Howard became a member of the Arts and Letters Club of Toronto, but Lorrie was unable to join since she was a woman.
Lorrie became involved with the Women's Art Association around 1915 and was president of the WAAC from 1925 to 1930.
Lorrie was also an active member of the Lyceum Club of Toronto and the Heliconian Club, both devoted to women's involvement in the arts.
In April 1930 the WAAC became affiliated with the Lyceum Club of London, England, and changed its name to the Lyceum Club and Women's Art Association of Canada.

The branch in St. Thomas, Ontario, illustrates the evolution of one local branch.
It was founded by eleven members at a meeting at the St. Thomas Business College on 26 March 1895, with the painter and teacher Miss Susan Paul as first president.
The branch met at different locations, including the YWCA, the St. Thomas-Elgin Art Gallery and Sifton House at Alma College.
Membership fees were the main source of funding, but the branch also held exhibitions, lectures, teas and other events.
The branch arranged tours of studios and museums, and sponsored display of artwork in schools.
It was most active from the late 1940s to the mid 1950s, when it usually had more than 100 paid members.
After this the branch slowly declined in activity and membership, and closed around 1990.

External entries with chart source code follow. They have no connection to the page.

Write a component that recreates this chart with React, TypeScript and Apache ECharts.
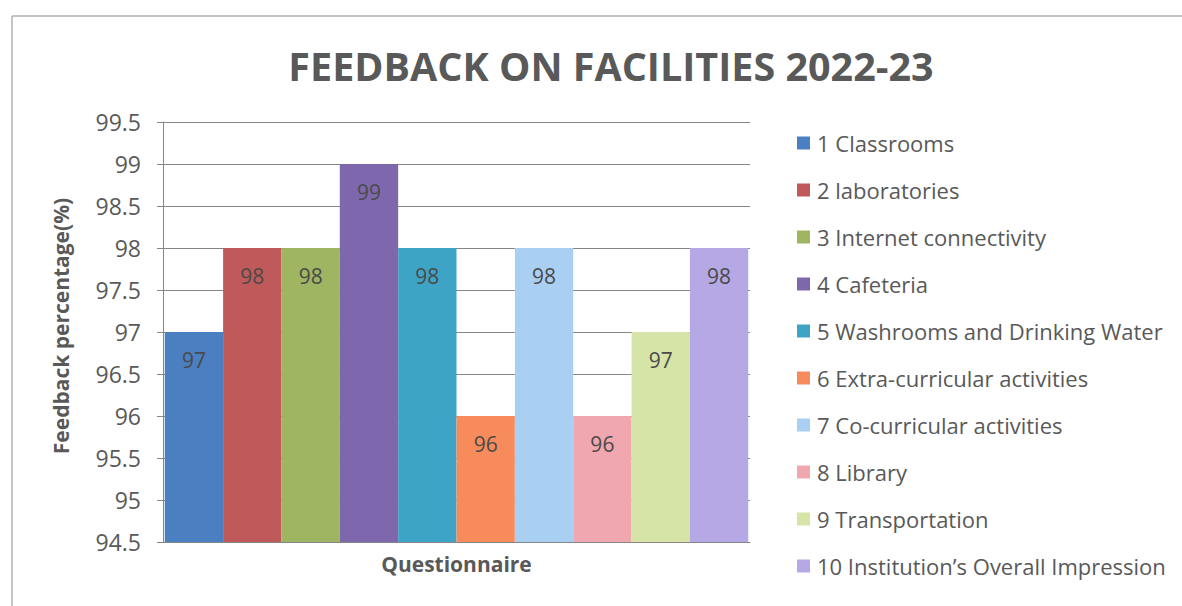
import React, { useEffect, useRef } from "react";
import * as echarts from "echarts";

const titleText = "FEEDBACK ON FACILITIES 2022-23";
const yAxisName = "Feedback percentage(%)";
const xAxisName = "Questionnaire";
const category = ["Questionnaire"];
const seriesNames = [
  "1 Classrooms",
  "2 laboratories",
  "3 Internet connectivity",
  "4 Cafeteria",
  "5 Washrooms and Drinking Water",
  "6 Extra-curricular activities",
  "7 Co-curricular activities",
  "8 Library",
  "9 Transportation",
  "10 Institution\u2019s Overall Impression",
];
const seriesValues = [97, 98, 98, 99, 98, 96, 98, 96, 97, 98];
const seriesColors = [
  "#4A7FC1",
  "#C0595A",
  "#A0B562",
  "#7F67AE",
  "#3EA4C6",
  "#F88B5B",
  "#A9CFF3",
  "#F1A7AF",
  "#D6E4A7",
  "#B5A8E4",
];
const yMin = 94.5;
const yMax = 99.5;
const yStep = 0.5;

const FONT = "'Open Sans', 'DejaVu Sans', sans-serif";
const TXT = "#595959";

export default function App() {
  const ref = useRef<HTMLDivElement>(null);
  useEffect(() => {
    if (!ref.current) return;
    const chart = echarts.init(ref.current, undefined, { renderer: "svg" });
    chart.setOption({
      animation: false,
      backgroundColor: "#ffffff",
      textStyle: { fontFamily: FONT },
      title: {
        text: titleText,
        left: 606,
        top: 41,
        textAlign: "center",
        textStyle: { fontFamily: FONT, fontSize: 39.5, fontWeight: "bold", color: TXT },
      },
      graphic: [
        { type: "line", shape: { x1: 12, y1: 16, x2: 1182, y2: 16 }, style: { stroke: "#b0b0b0", lineWidth: 1.5 } },
        { type: "line", shape: { x1: 12, y1: 16, x2: 12, y2: 606 }, style: { stroke: "#b0b0b0", lineWidth: 1.5 } },
        {
          type: "text",
          x: 61,
          y: 326,
          rotation: Math.PI / 2,
          style: {
            text: yAxisName,
            fontFamily: FONT,
            fontSize: 21,
            fontWeight: "bold",
            fill: TXT,
            align: "center",
            verticalAlign: "middle",
          },
        },
      ],
      legend: {
        orient: "vertical",
        left: 792,
        top: 127,
        itemWidth: 13,
        itemHeight: 13,
        itemGap: 25,
        icon: "rect",
        textStyle: { fontFamily: FONT, fontSize: 22, color: TXT, padding: [0, 0, 0, 2] },
        data: seriesNames,
      },
      grid: { left: 163, right: 432, top: 122, bottom: 64, containLabel: false },
      xAxis: {
        type: "category",
        data: category,
        name: xAxisName,
        nameLocation: "middle",
        nameGap: 11,
        nameTextStyle: { fontFamily: FONT, fontSize: 21, fontWeight: "bold", color: TXT },
        axisLabel: { show: false },
        axisTick: { show: false },
        axisLine: { show: true, lineStyle: { color: "#868686", width: 1 } },
      },
      yAxis: {
        type: "value",
        min: yMin,
        max: yMax,
        interval: yStep,
        axisLine: { show: true, lineStyle: { color: "#868686", width: 1 } },
        axisTick: { show: true, length: 6, lineStyle: { color: "#868686" } },
        axisLabel: { fontFamily: FONT, fontSize: 23, color: TXT, margin: 22 },
        splitLine: { show: true, lineStyle: { color: "#868686", width: 1 } },
      },
      series: seriesNames.map((name, i) => ({
        name,
        type: "bar",
        data: [seriesValues[i]],
        barGap: "0%",
        barCategoryGap: "0.6%",
        itemStyle: { color: seriesColors[i] },
        label: {
          show: true,
          position: "insideTop",
          distance: 17,
          fontFamily: FONT,
          fontSize: 21,
          color: "#4a4a4a",
        },
      })),
    });
    return () => chart.dispose();
  }, []);
  return (
    <div
      ref={ref}
      style={{ position: "fixed", left: 0, top: 0, width: 1182, height: 606 }}
    />
  );
}
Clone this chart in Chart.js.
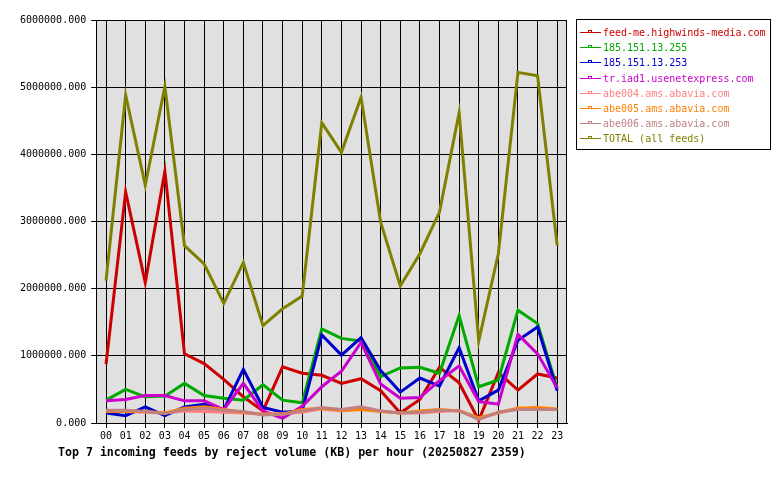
<!DOCTYPE html>
<html>
<head>
<meta charset="utf-8">
<script src="https://cdn.jsdelivr.net/npm/chart.js@4.4.1/dist/chart.umd.min.js"></script>
<style>
  body { margin: 0; background: #fff; }
</style>
</head>
<body>
<canvas id="myChart" width="780" height="480"></canvas>
<script>
var hours = ['00','01','02','03','04','05','06','07','08','09','10','11','12','13','14','15','16','17','18','19','20','21','22','23'];

var feedNames = ['feed-me.highwinds-media.com', '185.151.13.255', '185.151.13.253', 'tr.iad1.usenetexpress.com',
  'abe004.ams.abavia.com', 'abe005.ams.abavia.com', 'abe006.ams.abavia.com', 'TOTAL (all feeds)'];
var feedColors = ['#cc0000', '#00aa00', '#0000cc', '#cc00cc', '#ff8080', '#ff8000', '#c08080', '#808000'];

var feedMe = [875000, 3440000, 2090000, 3750000, 1030000, 885000, 650000, 390000, 180000, 835000, 740000, 710000, 590000, 660000, 480000, 150000, 350000, 830000, 600000, 40000, 750000, 490000, 730000, 670000];
var ip255 = [340000, 500000, 390000, 400000, 590000, 410000, 370000, 340000, 570000, 340000, 300000, 1400000, 1260000, 1220000, 690000, 820000, 830000, 740000, 1600000, 540000, 640000, 1680000, 1480000, 520000];
var ip253 = [150000, 110000, 240000, 110000, 240000, 280000, 200000, 800000, 230000, 160000, 180000, 1310000, 1010000, 1270000, 780000, 460000, 670000, 550000, 1120000, 330000, 490000, 1230000, 1430000, 480000];
var usenetx = [330000, 350000, 410000, 410000, 330000, 330000, 200000, 590000, 180000, 70000, 250000, 540000, 770000, 1200000, 580000, 370000, 380000, 630000, 850000, 320000, 280000, 1320000, 1030000, 520000];
var abe004 = [180000, 170000, 160000, 150000, 180000, 170000, 160000, 150000, 130000, 140000, 160000, 210000, 180000, 210000, 180000, 150000, 150000, 170000, 190000, 60000, 160000, 220000, 200000, 200000];
var abe005 = [170000, 180000, 170000, 150000, 220000, 240000, 200000, 160000, 130000, 130000, 200000, 220000, 190000, 200000, 170000, 150000, 180000, 200000, 180000, 80000, 150000, 220000, 230000, 210000];
var abe006 = [190000, 190000, 170000, 140000, 200000, 220000, 190000, 170000, 120000, 130000, 180000, 230000, 200000, 240000, 180000, 150000, 160000, 190000, 180000, 55000, 160000, 200000, 200000, 200000];
var total = [2120000, 4880000, 3540000, 5010000, 2640000, 2370000, 1780000, 2390000, 1450000, 1700000, 1890000, 4470000, 4030000, 4850000, 2990000, 2040000, 2520000, 3140000, 4620000, 1220000, 2520000, 5220000, 5170000, 2640000];

var yTicks = [0, 1000000, 2000000, 3000000, 4000000, 5000000, 6000000];

var series = [feedMe, ip255, ip253, usenetx, abe004, abe005, abe006, total];
var mono = "'DejaVu Sans Mono', monospace";

var datasets = series.map(function (vals, i) {
  return {
    label: feedNames[i],
    data: vals,
    borderColor: feedColors[i],
    backgroundColor: feedColors[i],
    borderWidth: 3,
    pointRadius: 0,
    tension: 0,
    order: series.length - 1 - i
  };
});

// grey plot background + frame
var plotFrame = {
  id: 'plotFrame',
  beforeDraw: function (chart) {
    var a = chart.chartArea, c = chart.ctx;
    c.save();
    c.fillStyle = '#e0e0e0';
    c.fillRect(a.left, a.top, a.right - a.left, a.bottom - a.top);
    c.restore();
  },
  afterDraw: function (chart) {
    var a = chart.chartArea, c = chart.ctx;
    c.save();
    c.strokeStyle = '#000';
    c.lineWidth = 1;
    c.strokeRect(Math.round(a.left) + 0.5, Math.round(a.top) + 0.5, Math.round(a.right - a.left) - 1, Math.round(a.bottom - a.top));
    c.restore();
  }
};

// boxed legend on the right, title under the axis
var sideLegend = {
  id: 'sideLegend',
  afterDraw: function (chart) {
    var c = chart.ctx;
    c.save();
    c.strokeStyle = '#000';
    c.lineWidth = 1;
    c.strokeRect(576.5, 19.5, 194, 130);
    c.font = '10px ' + mono;
    c.textBaseline = 'middle';
    chart.data.datasets.forEach(function (ds, i) {
      var y = Math.round(32 + 15.2 * i) + 0.5;
      c.strokeStyle = ds.borderColor;
      c.beginPath();
      c.moveTo(580, y);
      c.lineTo(601, y);
      c.stroke();
      c.strokeRect(588.5, y - 2, 3, 2);
      c.fillStyle = ds.borderColor;
      c.fillText(ds.label, 603, y + 0.5);
    });
    c.fillStyle = '#000';
    c.font = 'bold 11.6px ' + mono;
    c.fillText('Top 7 incoming feeds by reject volume (KB) per hour (20250827 2359)', 58, 453);
    c.restore();
  }
};

var ctx = document.getElementById('myChart').getContext('2d');
var myChart = new Chart(ctx, {
  type: 'line',
  data: { labels: hours, datasets: datasets },
  plugins: [plotFrame, sideLegend],
  options: {
    responsive: false,
    animation: false,
    layout: { padding: { left: 15, right: 213, top: 20, bottom: 36 } },
    plugins: { legend: { display: false }, title: { display: false }, tooltip: { enabled: false } },
    scales: {
      x: {
        offset: true,
        grid: { color: '#000', lineWidth: 1, tickLength: 5, tickColor: '#000', offset: false },
        border: { color: '#000', width: 1 },
        ticks: { color: '#000', font: { family: mono, size: 10 }, padding: 2, maxRotation: 0, autoSkip: false }
      },
      y: {
        min: yTicks[0],
        max: yTicks[yTicks.length - 1],
        afterBuildTicks: function (s) { s.ticks = yTicks.map(function (v) { return { value: v }; }); },
        grid: { color: '#000', lineWidth: 1, tickLength: 5, tickColor: '#000' },
        border: { color: '#000', width: 1 },
        ticks: {
          color: '#000', font: { family: mono, size: 10 }, padding: 5,
          callback: function (v) { return Number(v).toFixed(3); }
        }
      }
    }
  }
});
</script>
</body>
</html>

The sculptor Frances Loring was president of the WAAC from 1938 to 1940.
The name was changed back to the Women's Art Association of Canada after World War II (1939–45).
The WAAC remains active, and as of 2014 had 200 members, including women and men.
It is based in a Victorian-era house in downtown Toronto.
The building at 23 Prince Arthur Avenue was purchased in 1916 for $13,000. The adjoining house at 21 Prince Arthur Avenue was purchased in 1924.
It contains the Dignam Gallery and has a large garden landscaped in traditional style.
The houses at #21-23 Prince Arthur are in Second Empire style. Roughcast stucco was later covered by siding.
Neighboring houses have eclectic architectural styles ranging from Italianate to crenelated Tudor Revival.
The garden is named after Lorrie Dunington-Grubb.

==Activities==

The WAAC founded a gallery where its members' work could be exhibited, and arranged sales and shows of paintings and sculpture.
The organization arranged lectures and even staged outdoor dramatic productions.
It provided courses in jewellery making, weaving and ceramics.
The Home Industries Department supported craftswomen involved in pottery, weaving and embroidery, and gave them a means to become known to the public and to sell their work.
It marketed products such as traditional hooked rugs and French-Canadian homespuns.

Emily Carr held her first solo show in eastern Canada in 1935 at the WAAC gallery in Toronto. (Note: Carr noted in her diary on 19 October 1935 "I have known for some days that I was to have an exhibition at the "Woman's Art." I felt a little thrilled about this—a chance to see if my work means anything to the outside world."
The Saturday Night review of her showing at the WAAC at 23 Prince Arthur Avenue was enthusiastic, saying, "She paints quickly and with a fierceness and passion that are completely convincing. Her technique is astonishing... there is in her work, despite its strength and dynamic movement, a joyous quality reminiscent of the early work of Vlaminck...")
The gallery often showed sculptures by Frances Loring and Florence Wyle.
The WAAC also sponsored music, dance and literature.
It arranged scholarship for young performance artists, and arranged concerts and readings.
In the 1920s and 1930s the WAAC staged tableaux vivants in their garden in Toronto.
From 1917 they have held an annual garden party there.

The WAAC remained active in the National Council of Women until the 1970s.
The WAAC continues to provide scholarships to students at institutions such as Canada's National Ballet School, The Royal Conservatory of Music, the University of Toronto Faculty of Music, OCAD University, Sheridan College and George Brown College.
Members raise funds through art shows and auctions, an annual garden party, textile shows and book sales.
The gallery and garden of the headquarters building are available for rental for use in shows and events.